Processors are a way to transform incoming data. They can be used to filter, transform, enrich, sample, etc. incoming data. They can be used to transform logs, metrics and traces. You can find the list of all processors here. The 2 processors of interest to us for filtering logs are:
- Filter Processor - Allows to filter the complete log records based on the conditions specified.
- Attributes Processor - Allows to filter attributes from the log records. e.g. log_file_path
An example - filter logs at source
Let's say you have a log record that looks like this:
{
"_timestamp": 1702059473796197,
"body": "time=\"2023-12-08T18:17:53Z\" level=info
msg=\"finished unary call with code OK\"
grpc.code=OK
grpc.method=Check
grpc.service=grpc.health.v1.Health
grpc.start_time=\"2023-12-08T18:17:53Z\"
grpc.time_ms=0.02 span.kind=server system=grpc",
"dropped_attributes_count": 0,
"k8s_container_name": "argocd-repo-server",
"k8s_container_restart_count": "0",
"k8s_deployment_name": "argocd-repo-server",
"k8s_namespace_name": "argocd",
"k8s_node_name": "ip-10-2-147-27.us-east-2.compute.internal",
"k8s_pod_name": "argocd-74ff5598cd-zjsxz",
"k8s_pod_start_time": "2023-11-02 21:59:53 +0000 UTC",
"k8s_pod_uid": "6b3f057f-c4ac-4d65-8c03-262979815daa",
"log_file_path": "/var/log/containers/argocd-74ff5598cd-zjsxz_argocd-262979815daa.log",
"log_iostream": "stderr",
"logtag": "F",
"service_name": "argocd-repo-server",
"severity": "",
"time": "2023-12-08T18:17:53.79619795Z"
}
Filter log records for a specific namespace (Using filter processor)
You would like to filter out all logs that are from the argocd
namespace.
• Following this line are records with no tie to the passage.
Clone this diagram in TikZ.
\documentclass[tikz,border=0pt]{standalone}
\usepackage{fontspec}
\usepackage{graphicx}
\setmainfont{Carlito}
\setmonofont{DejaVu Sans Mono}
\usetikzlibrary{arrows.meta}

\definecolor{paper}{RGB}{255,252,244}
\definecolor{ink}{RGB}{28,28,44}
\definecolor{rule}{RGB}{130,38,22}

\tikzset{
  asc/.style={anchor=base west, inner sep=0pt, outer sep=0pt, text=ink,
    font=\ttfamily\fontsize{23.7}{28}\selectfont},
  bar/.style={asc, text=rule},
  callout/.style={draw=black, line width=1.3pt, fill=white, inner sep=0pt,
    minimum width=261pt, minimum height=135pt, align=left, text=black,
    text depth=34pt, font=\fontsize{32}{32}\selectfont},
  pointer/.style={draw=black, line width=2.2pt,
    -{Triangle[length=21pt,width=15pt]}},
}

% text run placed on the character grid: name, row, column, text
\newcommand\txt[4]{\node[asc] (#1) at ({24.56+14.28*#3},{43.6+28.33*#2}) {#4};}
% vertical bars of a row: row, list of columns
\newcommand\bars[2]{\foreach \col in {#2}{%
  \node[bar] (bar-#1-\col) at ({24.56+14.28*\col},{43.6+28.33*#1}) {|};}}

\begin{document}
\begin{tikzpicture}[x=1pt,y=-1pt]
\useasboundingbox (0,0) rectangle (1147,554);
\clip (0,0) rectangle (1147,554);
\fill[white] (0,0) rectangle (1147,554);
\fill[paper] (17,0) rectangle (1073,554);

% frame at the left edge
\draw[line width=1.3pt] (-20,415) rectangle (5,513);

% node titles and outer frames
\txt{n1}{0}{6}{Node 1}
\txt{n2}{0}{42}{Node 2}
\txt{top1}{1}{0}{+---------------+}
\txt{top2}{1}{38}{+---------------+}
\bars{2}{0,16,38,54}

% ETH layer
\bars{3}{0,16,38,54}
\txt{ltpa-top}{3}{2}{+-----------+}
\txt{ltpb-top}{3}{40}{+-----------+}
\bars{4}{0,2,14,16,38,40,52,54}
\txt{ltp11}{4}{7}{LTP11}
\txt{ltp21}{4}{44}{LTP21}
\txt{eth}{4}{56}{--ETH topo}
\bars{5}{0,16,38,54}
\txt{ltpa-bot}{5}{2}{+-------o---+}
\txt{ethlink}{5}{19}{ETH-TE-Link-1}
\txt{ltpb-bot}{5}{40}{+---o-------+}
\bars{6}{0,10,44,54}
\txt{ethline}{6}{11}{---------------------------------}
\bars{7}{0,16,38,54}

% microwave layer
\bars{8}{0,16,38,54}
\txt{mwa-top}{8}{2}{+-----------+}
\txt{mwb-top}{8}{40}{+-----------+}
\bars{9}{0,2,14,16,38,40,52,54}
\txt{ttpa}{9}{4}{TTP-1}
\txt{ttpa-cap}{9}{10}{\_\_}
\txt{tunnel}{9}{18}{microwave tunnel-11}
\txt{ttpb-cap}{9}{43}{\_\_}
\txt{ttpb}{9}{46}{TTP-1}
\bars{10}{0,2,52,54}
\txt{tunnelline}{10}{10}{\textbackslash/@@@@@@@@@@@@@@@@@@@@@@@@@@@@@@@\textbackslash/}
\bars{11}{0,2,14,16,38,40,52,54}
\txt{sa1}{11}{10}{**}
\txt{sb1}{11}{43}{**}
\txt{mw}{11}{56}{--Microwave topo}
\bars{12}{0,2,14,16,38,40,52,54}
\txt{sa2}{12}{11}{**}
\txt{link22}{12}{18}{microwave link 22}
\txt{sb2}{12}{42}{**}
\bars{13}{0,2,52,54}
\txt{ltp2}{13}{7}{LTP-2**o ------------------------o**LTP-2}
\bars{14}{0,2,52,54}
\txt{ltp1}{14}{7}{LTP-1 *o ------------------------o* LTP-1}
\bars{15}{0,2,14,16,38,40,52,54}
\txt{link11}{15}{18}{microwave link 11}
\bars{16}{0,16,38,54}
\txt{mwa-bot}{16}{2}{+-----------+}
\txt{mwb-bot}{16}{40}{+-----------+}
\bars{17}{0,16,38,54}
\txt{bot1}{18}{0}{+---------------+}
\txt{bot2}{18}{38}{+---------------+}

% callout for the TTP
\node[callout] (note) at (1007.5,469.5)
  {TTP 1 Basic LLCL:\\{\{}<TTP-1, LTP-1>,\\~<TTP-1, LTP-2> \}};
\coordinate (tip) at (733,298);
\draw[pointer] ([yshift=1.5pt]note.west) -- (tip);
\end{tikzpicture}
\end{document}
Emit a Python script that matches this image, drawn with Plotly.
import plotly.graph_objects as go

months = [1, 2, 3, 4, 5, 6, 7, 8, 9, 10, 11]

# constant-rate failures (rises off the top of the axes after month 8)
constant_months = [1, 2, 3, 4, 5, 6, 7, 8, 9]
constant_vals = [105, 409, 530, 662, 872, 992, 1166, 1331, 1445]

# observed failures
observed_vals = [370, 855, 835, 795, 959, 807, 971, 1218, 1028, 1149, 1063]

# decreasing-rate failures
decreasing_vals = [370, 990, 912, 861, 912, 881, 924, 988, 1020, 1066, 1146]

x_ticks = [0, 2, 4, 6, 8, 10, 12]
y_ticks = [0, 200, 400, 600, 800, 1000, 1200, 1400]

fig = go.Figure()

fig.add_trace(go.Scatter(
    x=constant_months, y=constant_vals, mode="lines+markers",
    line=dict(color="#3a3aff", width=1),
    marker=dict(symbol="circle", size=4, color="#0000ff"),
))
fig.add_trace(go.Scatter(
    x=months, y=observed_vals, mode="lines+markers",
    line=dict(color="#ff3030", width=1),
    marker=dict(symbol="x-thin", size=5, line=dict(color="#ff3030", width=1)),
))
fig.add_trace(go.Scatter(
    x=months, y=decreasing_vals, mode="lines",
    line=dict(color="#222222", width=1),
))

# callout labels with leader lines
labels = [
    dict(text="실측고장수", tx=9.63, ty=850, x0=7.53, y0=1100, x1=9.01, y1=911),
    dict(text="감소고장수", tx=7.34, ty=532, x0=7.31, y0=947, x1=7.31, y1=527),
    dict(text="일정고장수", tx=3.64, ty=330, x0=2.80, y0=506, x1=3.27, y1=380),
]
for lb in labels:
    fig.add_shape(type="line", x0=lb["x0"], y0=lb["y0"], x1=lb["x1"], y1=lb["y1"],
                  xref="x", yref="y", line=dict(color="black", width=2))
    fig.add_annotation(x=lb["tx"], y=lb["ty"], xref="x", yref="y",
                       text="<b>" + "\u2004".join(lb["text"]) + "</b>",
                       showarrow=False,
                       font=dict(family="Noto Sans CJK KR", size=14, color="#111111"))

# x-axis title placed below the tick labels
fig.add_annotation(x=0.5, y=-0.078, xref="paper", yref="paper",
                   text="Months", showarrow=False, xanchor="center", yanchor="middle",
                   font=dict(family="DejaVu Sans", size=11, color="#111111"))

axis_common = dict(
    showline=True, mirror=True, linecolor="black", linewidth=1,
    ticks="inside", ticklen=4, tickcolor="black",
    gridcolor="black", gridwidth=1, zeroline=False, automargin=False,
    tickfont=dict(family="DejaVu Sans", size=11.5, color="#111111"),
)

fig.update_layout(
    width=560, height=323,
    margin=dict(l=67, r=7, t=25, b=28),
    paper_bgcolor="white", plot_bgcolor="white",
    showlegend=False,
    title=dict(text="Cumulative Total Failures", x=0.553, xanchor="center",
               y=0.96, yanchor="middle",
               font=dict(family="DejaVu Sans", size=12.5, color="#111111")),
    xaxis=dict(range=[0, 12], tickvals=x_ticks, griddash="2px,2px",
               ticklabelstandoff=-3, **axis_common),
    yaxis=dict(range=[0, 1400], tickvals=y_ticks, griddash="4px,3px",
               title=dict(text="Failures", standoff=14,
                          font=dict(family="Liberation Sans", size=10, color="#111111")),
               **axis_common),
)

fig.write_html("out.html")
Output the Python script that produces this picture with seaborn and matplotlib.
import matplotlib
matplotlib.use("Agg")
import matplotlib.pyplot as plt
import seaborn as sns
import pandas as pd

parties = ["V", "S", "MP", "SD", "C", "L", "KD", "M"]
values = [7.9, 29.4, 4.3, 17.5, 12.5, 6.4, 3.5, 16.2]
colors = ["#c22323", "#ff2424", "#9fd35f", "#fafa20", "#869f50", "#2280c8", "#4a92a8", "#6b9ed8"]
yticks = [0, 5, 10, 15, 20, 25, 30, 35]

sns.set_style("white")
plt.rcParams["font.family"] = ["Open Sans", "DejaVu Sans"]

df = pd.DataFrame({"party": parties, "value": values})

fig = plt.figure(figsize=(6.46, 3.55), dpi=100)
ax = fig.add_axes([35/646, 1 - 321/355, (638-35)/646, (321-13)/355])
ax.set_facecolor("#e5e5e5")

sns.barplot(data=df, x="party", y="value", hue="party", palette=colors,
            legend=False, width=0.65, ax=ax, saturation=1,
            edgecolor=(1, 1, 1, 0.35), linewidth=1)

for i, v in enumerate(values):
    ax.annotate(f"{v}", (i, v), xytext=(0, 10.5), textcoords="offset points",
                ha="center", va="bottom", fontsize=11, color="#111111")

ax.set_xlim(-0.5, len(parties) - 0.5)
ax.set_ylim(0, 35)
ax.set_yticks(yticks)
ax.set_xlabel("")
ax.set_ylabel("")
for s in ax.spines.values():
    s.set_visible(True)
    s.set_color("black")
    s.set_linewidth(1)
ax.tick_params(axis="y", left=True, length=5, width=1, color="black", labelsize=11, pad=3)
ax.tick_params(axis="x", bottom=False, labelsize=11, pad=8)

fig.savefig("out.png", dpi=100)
You can do that by:
using OTTL conditions:
processors:
filter/remove_argocd_logs:
error_mode: ignore
logs:
log_record:
- resource.attributes["k8s.namespace.name"]=="argocd"
Remember that OpenObserve replaces attribute names with . to _ and hence we used k8s.namespace.name and not k8s_namespace_name
OTTL - OpenTelemetry Transformation Language allows you to transform incoming logs, metrics and traces.
or using resource_attributes:
processors:
filter/remove_argocd_logs:
error_mode: ignore
logs:
exclude:
match_type: strict
resource_attributes:
- key: k8s.namespace.name
value: argocd
Once you have any one of the above filters in place, add them to your pipeline (If you miss this step and nothing will happen)
service:
extensions: [zpages]
pipelines:
logs:
receivers: [filelog/std]
processors: [batch, k8sattributes, filter/remove_argocd_logs]
exporters: [otlphttp/openobserve]
and then redeploy your otel-collector. You should see that all logs from the argocd
namespace are no longer being sent to your observability backend.
Let's dig a bit deeper into what all is possible with OTTL filters.
Filtering Attributes (Using attributes processor)
There may be times when may not want to remove the entire log record but just an attribute/field. You may find that log_file_path attribute in the above log record example is not very useful and decide to delete it. You can use below action to delete the field :
processors:
attributes/log_file_path:
actions:
- key: log.file.path
action: delete
Once you have the above filter in place, add it to your pipeline
service:
extensions: [zpages]
pipelines:
logs:
receivers: [filelog/std]
processors: [batch, k8sattributes, attributes/log_file_path]
exporters: [otlphttp/openobserve]
Following actions are supported that can be used for doing more than just delete a field:
Action | Description |
---|---|
insert | Inserts a new attribute in input data where the key does not already exist. |
update | Updates an attribute in input data where the key does exist. |
upsert | Performs insert or update. Inserts a new attribute in input data where the key does not already exist and updates an attribute in input data where the key does exist. |
delete | Deletes an attribute from the input data. |
hash | Hashes (SHA1) an existing attribute value. |
extract | Extracts values using a regular expression rule from the input key to target keys specified in the rule. If a target key already exists, it will be overridden. Note: It behaves similar to the Span Processor to_attributes setting with the existing attribute as the source. |
convert | Converts an existing attribute to a specified type. |
You will be able to find some additional examples in the OTTL documentation.
Challenges
While you could learn OTTL and add filters to your pipeline, there are following challenges:
- Learning OTTL takes fair amount of work.
- Getting it right and debugging is extremely difficult.
In the next section we will discuss native pipelines in OpenObserve that make this easier.
Pipelines in OpenObserve
Pipelines in openobserve provide a visual interface to filter logs, metrics and traces. Not only filtering is easy but you can do a whole lot more:
- Filtering
- Parsing
- Enrichment
- Redaction
- Logs to metrics conversion
- Metrics downsampling
- GeoIP enrichment
Here is an example of a pipeline that you can build visually in OpenObserve in a couple minutes.
Conclusion
In this blog post, we learnt how to filter logs at source using otel-collector. We specifically learned about using 2 processors - filter and attributes. Using the techniques we learned above you will be able to reduce your log volume, reduce noise and network traffic.